WALKING DEAD #22: Even though Rick had a pretty good point about everyone being deeply unhinged and about ready to off themselves, he still came off as a sanctimonious asshat. I'll give Kirkman credit that he did so deliberately since Rick himself is also one of the deeply unhinged, but taken on its own terms the scene was pretty flat. The story is at a point where the more sophisticated he can be in detailing everyone's deterioration, the more satisfying it'll be when everything really hits the fan.
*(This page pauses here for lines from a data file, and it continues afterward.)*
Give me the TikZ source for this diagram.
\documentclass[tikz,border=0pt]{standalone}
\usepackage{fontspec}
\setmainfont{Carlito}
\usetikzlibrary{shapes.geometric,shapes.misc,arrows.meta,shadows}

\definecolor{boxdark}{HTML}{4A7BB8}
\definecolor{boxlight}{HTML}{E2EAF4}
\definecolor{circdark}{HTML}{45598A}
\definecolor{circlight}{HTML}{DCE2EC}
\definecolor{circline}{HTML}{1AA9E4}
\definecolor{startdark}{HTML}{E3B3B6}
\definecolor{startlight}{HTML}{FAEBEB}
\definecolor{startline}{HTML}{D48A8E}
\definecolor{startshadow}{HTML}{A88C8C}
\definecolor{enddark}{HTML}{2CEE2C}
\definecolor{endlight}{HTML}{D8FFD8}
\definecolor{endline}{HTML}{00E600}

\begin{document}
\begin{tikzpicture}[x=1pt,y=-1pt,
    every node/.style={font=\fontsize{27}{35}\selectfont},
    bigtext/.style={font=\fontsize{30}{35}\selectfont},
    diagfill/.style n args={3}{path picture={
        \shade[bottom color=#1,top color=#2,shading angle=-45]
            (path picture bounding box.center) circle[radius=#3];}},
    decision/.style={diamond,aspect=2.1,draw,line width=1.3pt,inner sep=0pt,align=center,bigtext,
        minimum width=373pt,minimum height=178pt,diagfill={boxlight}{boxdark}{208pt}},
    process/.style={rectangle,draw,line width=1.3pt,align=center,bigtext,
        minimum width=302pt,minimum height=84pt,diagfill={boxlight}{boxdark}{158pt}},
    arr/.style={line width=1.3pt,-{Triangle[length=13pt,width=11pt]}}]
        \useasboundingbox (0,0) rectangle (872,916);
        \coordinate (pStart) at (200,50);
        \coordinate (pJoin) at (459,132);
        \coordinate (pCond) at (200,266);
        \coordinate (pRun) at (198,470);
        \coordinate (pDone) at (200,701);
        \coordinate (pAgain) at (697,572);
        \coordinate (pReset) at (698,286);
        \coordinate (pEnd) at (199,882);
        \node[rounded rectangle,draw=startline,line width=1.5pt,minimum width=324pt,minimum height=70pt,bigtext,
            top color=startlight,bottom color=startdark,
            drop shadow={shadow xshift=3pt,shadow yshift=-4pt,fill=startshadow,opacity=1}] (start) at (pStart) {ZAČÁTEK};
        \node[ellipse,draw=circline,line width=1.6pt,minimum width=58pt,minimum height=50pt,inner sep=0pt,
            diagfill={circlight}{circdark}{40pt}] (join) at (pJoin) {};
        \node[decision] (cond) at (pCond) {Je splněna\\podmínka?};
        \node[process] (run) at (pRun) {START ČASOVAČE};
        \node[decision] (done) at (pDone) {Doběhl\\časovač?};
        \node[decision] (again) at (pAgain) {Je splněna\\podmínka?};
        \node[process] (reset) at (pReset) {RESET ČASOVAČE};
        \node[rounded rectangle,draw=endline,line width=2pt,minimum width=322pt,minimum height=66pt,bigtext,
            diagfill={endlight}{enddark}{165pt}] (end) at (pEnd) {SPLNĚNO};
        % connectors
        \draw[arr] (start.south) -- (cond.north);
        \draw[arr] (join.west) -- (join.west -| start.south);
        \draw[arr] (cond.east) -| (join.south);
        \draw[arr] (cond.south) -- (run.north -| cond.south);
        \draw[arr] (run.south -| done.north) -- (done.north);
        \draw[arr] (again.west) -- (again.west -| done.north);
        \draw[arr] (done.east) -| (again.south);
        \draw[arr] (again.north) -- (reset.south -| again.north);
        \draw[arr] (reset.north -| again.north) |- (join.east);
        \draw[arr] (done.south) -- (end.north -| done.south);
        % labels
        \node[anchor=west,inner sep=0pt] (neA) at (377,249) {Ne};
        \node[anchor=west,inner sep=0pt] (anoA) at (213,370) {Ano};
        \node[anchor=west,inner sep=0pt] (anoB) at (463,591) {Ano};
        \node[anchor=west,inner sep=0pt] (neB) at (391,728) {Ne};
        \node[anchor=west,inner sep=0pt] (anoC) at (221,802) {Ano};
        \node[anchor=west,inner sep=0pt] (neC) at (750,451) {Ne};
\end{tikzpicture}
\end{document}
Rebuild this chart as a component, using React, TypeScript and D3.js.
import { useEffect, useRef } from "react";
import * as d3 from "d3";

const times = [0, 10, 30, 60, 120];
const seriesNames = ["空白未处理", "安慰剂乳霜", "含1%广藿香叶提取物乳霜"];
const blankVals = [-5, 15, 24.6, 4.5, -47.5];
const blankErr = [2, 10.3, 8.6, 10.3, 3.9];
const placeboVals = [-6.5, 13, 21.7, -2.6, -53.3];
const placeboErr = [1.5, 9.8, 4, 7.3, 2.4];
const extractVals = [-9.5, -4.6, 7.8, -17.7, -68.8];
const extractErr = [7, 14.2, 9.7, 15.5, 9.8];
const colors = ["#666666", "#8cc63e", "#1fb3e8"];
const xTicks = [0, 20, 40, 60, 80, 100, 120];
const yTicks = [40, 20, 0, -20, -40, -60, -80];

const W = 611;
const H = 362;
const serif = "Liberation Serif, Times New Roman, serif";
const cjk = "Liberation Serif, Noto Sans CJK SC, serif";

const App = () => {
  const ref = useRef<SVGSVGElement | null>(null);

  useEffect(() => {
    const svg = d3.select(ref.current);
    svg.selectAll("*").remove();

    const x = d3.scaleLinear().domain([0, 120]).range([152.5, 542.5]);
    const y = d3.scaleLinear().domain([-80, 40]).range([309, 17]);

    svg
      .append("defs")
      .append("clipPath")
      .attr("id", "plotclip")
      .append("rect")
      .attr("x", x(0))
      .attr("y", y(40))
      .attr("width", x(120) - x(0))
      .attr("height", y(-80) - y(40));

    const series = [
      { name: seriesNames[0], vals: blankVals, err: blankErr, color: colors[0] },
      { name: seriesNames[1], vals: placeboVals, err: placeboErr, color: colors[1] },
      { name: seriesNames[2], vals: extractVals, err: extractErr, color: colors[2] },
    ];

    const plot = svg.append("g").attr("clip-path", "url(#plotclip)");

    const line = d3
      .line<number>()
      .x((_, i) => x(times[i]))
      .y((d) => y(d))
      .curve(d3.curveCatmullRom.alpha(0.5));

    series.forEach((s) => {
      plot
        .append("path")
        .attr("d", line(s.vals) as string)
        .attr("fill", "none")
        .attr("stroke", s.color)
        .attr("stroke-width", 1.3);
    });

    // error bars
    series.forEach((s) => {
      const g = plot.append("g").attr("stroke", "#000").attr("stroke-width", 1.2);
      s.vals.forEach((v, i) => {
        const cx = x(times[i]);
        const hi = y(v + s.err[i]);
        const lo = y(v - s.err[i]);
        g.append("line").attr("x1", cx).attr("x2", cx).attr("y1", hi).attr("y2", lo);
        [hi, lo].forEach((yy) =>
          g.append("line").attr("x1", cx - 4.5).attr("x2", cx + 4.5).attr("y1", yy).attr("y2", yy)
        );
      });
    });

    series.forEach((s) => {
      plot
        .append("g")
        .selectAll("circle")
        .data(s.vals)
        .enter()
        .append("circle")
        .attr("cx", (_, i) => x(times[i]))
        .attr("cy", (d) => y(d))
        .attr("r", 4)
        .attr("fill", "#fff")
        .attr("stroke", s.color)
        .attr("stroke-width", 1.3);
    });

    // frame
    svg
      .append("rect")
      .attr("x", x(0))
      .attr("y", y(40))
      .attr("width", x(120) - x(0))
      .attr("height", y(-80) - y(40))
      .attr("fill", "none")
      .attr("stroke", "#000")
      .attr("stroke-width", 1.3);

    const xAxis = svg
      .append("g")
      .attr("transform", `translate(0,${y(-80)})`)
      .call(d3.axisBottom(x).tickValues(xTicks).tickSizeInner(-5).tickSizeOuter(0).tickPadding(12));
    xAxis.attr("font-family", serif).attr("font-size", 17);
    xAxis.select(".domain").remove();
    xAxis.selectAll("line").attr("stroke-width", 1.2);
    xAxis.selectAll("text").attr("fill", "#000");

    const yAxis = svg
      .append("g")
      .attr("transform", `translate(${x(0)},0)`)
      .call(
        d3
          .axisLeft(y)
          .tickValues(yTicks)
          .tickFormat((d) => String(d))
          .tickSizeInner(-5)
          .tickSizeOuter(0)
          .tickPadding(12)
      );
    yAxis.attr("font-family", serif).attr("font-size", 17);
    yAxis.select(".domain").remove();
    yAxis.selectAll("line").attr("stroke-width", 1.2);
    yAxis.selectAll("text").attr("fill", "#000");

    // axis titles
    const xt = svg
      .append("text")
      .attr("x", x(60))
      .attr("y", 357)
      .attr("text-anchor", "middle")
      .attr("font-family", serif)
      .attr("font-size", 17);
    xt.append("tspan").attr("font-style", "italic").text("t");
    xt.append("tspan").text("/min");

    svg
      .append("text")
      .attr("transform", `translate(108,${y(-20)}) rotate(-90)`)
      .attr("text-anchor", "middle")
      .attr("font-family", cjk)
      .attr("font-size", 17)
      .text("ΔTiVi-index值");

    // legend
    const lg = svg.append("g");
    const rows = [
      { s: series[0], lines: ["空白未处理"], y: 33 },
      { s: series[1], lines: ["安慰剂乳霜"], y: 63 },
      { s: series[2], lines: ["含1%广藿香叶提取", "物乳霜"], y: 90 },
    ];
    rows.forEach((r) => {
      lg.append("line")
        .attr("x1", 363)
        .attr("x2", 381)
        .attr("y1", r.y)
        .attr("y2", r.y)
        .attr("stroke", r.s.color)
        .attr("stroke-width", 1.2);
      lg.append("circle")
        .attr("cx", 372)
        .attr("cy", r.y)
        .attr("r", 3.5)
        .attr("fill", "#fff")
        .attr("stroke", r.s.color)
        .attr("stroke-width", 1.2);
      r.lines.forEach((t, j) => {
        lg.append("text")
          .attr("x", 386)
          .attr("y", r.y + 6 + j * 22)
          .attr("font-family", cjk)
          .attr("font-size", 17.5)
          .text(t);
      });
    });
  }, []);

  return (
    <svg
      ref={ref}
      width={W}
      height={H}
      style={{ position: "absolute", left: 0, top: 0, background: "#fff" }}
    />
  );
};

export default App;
I'll go with Good, but reservedly so.

X-MEN #176: Didn't read any of the previous issues but this perfectly sums up the strengths and weaknesses of Peter Milligan's characters: the better-known the characters are, the duller and more out-of-character he writes them (The Black Panther--chatty? Ororo--prissy?), whereas the lesser-known the characters are, the more interesting and closer to in-character he writes them. The talking hypno-baboon not being able to count to five, and Red Ghost and his two Super-Apes (where the servile Super-Apes able to see the failures of communism far better than the zealous Ghost) were terrific (credit should go to Larroca's art, which really sells the Apes' scenes). Get these guys off X-Men and put 'em on a Red Ghost and The Super-Apes miniseries. Eh, but worth flipping through.

PICK OF THE WEEK: Hmm, I guess the real standouts for me were all in the esses, but of the three I'll go with Shaolin Cowboy #4 for doing so much with so little.

PICK OF THE WEAK: Nick Fucking Fury and His Fucking Fucking Howling Fucking Commandos #1, fucking fucking fucky fuck.

TRADE PICK: I'm looking forward to sitting down with the Chiaroscuro TPB, one of my very first "wait for the trade" mistakes, but the Black Hole HC is the book I keep picking up, again and again, kind of in awe at its actual presence. And I've also got Plastic Man Archives Vol. 7. Good stuff.

Hmm. Okay, so hopefully we'll get Hibbs' take on some of this stuff on Tuesday; a few of my reviews this week seem suffer a bit from the "this book has too much blue in it so I give it an Eh," maybe. Let's see what he has to say.